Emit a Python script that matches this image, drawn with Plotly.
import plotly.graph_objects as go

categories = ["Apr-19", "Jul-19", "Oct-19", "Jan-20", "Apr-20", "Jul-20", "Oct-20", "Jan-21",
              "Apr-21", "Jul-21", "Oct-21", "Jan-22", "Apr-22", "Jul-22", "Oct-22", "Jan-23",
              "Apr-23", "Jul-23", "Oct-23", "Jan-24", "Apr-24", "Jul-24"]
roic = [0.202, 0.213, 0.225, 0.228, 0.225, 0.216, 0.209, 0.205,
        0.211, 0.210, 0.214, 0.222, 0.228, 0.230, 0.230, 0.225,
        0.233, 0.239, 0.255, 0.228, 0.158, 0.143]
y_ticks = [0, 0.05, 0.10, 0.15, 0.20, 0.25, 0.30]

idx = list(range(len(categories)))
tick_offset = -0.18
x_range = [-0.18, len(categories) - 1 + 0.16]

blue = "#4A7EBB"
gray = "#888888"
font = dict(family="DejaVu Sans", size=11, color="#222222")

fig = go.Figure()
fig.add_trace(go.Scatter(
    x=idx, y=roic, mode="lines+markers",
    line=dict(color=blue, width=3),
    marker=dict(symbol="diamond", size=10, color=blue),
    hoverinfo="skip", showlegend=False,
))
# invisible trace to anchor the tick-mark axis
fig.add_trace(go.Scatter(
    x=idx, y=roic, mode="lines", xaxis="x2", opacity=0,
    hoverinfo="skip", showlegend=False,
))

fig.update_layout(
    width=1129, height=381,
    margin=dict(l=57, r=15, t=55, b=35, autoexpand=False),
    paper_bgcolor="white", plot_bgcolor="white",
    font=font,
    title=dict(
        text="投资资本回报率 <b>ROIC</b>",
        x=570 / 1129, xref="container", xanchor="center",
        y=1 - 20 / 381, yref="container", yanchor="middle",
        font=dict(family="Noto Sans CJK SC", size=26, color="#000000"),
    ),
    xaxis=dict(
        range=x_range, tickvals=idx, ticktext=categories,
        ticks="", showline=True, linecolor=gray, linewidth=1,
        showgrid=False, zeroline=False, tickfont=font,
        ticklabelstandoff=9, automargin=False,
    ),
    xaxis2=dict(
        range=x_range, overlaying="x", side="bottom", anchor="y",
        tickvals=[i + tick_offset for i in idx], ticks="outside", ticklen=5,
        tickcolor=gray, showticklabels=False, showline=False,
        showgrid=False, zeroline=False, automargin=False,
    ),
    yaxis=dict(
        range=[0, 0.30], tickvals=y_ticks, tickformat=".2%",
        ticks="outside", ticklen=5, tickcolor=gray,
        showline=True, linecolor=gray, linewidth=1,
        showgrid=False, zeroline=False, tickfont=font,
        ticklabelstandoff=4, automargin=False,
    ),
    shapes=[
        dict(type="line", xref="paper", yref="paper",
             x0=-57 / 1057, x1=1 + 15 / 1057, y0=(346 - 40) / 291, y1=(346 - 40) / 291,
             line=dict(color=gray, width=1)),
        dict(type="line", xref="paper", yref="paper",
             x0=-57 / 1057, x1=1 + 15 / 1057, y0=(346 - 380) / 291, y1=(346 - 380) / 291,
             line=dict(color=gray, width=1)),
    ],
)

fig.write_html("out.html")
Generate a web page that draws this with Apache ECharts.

◆ **TO BE DONE**: Pull out each line of the listing that holds the string "with".

◆ **EXERCISE OUTPUT**:
Emit a Python script that matches this image, drawn with Plotly.
Generate a web page that draws this with Apache ECharts.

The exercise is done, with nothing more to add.